Top 5 Climbing Locations in Europe

1. Fontainebleau, France

Situated 50km south of Paris, the hilly and forested Fontainbleu (AKA Font) is a fantastic bouldering location for all levels of ability.

The sandstone boulders scattered throughout the forest have been used since the 1870s and have become one of the most famous, multi-grade and varied set of problems in the world.

While beautiful surroundings, great camping locations and relatively soft landings make this an attractive climbing location, be prepared to train slopers and mantles ahead of your trip.

2. Frankenjura, Germany

Widely accepted as the best climbing location in Germany, Frankenjura is a limestone area situated in Northern Bavaria.

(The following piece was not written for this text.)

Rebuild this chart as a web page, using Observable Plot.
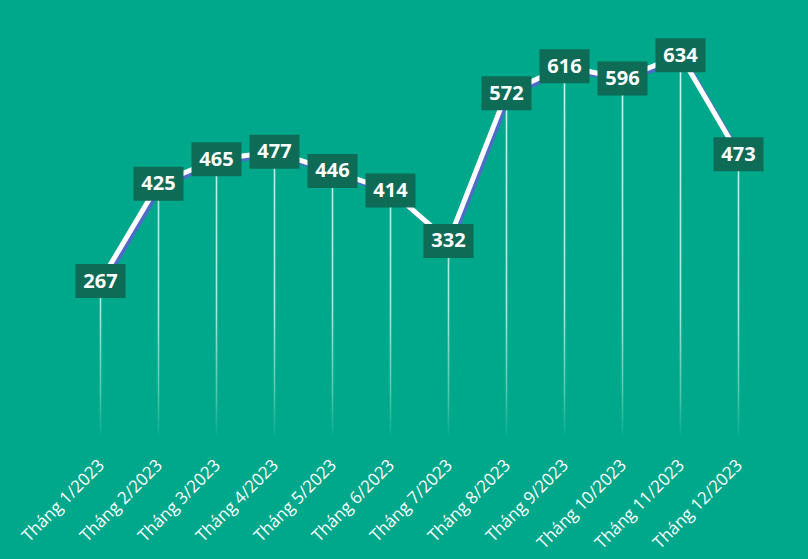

Offering grades of all levels, this sport climbing location has a challenge for everyone.

The forested area contains a spread of cliffs that allow for climbing in a multitude of conditions. There is a good range of classic and modern routes with new routes being bolted every year.

3. Dolomites, Italy

Situated south of the Austrian/ Italian border lies the Dolomites. These towering slabs of limestone at times scrape the sky at 3000m and present one of the most varied climbing destinations in Europe.

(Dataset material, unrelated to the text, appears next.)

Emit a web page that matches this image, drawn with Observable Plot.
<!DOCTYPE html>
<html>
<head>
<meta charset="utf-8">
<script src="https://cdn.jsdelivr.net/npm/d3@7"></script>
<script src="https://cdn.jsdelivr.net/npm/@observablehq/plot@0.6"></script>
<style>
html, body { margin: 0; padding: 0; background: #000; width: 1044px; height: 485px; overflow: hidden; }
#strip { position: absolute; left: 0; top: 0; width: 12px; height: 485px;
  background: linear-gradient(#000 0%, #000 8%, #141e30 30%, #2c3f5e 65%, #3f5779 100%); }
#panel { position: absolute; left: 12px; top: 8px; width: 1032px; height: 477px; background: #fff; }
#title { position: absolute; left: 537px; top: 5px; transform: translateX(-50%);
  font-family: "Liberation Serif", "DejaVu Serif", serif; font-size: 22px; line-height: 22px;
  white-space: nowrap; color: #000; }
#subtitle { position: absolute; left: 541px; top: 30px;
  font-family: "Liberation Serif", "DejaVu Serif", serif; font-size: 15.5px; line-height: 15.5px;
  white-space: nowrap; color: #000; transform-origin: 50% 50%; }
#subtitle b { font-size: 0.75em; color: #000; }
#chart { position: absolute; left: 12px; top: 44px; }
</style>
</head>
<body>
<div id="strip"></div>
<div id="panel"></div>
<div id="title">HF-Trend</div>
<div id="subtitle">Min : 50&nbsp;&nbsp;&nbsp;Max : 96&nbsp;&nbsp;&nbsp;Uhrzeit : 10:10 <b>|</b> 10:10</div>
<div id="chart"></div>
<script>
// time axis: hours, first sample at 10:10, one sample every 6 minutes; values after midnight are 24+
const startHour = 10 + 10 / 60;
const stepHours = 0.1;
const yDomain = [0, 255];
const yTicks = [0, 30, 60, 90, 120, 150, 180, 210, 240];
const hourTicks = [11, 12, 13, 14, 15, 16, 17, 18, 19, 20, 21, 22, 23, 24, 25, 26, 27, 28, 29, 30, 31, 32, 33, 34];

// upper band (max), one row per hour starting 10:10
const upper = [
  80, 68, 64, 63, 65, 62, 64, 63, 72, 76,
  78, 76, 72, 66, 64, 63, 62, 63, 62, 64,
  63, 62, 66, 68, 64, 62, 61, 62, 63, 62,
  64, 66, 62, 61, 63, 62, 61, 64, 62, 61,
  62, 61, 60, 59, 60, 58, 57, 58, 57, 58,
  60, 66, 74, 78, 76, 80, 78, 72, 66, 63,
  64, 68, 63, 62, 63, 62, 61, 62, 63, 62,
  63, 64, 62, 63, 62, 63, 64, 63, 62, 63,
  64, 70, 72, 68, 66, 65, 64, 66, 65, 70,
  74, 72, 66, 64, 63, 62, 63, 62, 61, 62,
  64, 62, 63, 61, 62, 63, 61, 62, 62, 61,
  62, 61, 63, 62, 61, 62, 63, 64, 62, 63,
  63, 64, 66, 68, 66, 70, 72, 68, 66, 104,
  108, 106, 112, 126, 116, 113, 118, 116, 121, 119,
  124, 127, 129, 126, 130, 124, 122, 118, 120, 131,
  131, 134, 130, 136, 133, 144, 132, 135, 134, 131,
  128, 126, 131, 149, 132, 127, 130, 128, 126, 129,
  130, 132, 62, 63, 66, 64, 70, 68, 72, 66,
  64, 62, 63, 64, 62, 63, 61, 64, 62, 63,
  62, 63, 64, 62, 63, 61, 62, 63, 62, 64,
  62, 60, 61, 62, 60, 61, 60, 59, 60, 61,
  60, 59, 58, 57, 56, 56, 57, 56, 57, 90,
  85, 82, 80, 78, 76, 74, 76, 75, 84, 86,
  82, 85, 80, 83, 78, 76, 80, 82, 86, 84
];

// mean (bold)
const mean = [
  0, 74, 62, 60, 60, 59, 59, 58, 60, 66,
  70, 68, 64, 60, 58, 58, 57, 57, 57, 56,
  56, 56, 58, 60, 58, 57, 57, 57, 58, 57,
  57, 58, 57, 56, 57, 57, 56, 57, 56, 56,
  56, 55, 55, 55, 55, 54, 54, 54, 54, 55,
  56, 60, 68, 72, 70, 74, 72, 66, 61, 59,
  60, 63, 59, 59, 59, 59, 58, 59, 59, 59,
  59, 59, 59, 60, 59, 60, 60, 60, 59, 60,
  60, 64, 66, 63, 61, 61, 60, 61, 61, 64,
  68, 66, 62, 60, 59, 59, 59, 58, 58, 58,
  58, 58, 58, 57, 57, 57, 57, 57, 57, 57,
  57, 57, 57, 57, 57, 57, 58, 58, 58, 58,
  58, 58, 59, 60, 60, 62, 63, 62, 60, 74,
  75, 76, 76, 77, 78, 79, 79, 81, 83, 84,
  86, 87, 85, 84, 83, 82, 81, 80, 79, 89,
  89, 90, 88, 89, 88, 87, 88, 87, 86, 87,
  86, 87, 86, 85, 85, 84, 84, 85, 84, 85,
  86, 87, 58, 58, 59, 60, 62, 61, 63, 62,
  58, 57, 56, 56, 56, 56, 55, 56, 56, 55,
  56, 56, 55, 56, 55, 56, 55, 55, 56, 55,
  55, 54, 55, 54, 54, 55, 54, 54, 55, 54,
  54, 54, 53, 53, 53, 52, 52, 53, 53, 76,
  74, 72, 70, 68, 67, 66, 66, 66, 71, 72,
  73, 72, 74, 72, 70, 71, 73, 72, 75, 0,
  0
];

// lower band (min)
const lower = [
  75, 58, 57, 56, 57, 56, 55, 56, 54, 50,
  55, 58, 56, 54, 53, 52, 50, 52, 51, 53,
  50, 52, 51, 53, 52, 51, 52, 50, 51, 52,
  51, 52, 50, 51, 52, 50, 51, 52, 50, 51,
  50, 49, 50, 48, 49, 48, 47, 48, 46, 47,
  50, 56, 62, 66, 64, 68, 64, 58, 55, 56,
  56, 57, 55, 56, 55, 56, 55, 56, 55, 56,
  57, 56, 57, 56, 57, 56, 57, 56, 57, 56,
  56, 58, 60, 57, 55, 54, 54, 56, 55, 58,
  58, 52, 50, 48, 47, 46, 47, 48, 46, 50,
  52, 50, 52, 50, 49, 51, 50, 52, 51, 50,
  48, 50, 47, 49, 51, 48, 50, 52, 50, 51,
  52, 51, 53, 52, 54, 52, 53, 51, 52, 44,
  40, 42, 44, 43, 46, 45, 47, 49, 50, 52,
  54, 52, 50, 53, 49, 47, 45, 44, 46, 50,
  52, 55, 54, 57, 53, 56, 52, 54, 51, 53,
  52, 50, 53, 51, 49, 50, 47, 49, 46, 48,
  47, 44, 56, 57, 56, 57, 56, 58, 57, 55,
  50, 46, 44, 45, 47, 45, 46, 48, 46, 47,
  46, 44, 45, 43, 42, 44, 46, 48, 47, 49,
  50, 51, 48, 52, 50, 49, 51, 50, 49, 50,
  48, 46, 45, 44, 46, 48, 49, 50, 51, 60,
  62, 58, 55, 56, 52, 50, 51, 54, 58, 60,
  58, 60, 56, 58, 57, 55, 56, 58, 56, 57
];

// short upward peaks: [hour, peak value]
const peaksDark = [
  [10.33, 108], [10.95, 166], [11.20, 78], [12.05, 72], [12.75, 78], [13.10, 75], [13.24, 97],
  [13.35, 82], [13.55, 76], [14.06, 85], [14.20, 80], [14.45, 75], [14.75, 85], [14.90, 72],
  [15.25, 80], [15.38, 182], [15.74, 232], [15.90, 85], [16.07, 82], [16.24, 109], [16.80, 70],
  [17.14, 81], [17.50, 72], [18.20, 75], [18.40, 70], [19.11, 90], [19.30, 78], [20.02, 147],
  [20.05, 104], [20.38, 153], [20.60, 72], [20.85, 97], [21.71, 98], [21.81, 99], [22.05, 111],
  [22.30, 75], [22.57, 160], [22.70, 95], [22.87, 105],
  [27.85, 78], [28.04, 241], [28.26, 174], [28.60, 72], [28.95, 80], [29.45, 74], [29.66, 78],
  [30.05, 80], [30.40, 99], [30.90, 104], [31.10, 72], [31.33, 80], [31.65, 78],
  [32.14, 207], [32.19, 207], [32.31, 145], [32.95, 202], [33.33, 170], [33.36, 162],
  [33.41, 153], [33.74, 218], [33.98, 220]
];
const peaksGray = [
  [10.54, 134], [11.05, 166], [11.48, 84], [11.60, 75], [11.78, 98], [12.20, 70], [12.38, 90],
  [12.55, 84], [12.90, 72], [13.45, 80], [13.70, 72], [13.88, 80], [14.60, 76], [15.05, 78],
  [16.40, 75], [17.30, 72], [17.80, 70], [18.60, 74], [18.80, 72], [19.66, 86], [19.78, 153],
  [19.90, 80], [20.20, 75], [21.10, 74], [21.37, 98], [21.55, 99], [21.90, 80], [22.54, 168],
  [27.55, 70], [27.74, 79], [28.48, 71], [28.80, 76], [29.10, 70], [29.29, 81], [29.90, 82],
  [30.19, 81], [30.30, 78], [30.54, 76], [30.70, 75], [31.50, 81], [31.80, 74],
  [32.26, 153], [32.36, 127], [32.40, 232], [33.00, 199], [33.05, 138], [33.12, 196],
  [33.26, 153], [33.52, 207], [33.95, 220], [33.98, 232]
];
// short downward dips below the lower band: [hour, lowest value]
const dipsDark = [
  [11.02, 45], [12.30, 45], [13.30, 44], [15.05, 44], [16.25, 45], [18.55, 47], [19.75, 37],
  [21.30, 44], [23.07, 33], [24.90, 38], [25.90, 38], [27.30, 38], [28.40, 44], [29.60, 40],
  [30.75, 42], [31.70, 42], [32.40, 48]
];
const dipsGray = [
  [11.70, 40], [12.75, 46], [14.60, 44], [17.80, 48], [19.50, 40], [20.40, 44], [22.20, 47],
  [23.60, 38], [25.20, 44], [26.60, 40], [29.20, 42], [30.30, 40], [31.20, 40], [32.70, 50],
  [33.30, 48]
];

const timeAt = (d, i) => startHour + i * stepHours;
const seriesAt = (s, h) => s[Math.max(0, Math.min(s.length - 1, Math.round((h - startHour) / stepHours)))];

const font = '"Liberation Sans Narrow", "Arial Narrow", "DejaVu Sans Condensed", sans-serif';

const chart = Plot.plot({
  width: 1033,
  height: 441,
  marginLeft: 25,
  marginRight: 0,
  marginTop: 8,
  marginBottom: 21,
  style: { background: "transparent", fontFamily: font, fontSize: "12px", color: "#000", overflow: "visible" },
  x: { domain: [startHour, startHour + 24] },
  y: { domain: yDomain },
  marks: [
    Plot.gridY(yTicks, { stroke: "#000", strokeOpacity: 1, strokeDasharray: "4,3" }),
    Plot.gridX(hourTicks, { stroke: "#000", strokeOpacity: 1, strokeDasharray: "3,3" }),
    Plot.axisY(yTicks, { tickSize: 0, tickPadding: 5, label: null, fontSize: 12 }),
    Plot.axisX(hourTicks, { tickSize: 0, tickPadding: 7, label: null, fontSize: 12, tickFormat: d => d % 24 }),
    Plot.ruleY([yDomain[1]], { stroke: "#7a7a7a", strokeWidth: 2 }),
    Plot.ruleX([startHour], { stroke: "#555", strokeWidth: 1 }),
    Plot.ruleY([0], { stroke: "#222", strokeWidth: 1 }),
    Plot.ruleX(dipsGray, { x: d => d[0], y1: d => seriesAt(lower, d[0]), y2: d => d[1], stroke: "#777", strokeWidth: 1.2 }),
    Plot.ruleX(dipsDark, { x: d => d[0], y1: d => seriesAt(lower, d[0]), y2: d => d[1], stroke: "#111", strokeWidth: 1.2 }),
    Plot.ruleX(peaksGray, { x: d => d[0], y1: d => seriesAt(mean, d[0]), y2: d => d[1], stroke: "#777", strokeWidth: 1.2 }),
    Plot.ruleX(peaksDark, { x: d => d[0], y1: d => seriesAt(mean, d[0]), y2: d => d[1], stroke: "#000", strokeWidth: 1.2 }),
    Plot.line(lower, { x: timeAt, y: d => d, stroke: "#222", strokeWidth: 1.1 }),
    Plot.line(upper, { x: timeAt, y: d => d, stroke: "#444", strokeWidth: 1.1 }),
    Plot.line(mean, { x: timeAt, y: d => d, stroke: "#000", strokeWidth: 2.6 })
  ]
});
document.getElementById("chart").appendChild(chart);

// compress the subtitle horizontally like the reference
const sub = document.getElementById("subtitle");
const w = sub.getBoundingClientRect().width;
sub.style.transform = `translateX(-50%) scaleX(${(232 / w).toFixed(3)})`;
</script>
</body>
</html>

From scrambling, to single pitch, to extensive trad routes; there is something to excite every level of climber. This paired with the stunning scenery makes for a must visit climbing location.

4. Siurana, Spain

Siurana is situated in Catalonia, west of Barcelona. The crags and ravines surround a beautiful medieval village of the same name.

With plenty of classic test-pieces, and regular visits from the world’s best climbers, this is definitely a location to tick off the list.

5. Dorset, United Kingdom

The Dorset coast sits in the south of England overlooking the English Channel. Rolling green fields meet towering coastal cliffs and provide some incredibly varied climbing locations.

In Lulworth Cove there is a fantastic location for deep water soloing, while cliffs along the coast offer opportunities for challenging sport climbing. There is also a quirky bouldering location called Agglestone Rock (AKA Devil’s Anvil) in Studland. Strikingly alone on Black Heath, legend has it that the 400 tonne sandstone boulder was thrown by the Devil from the Isle of Wight needles out at sea.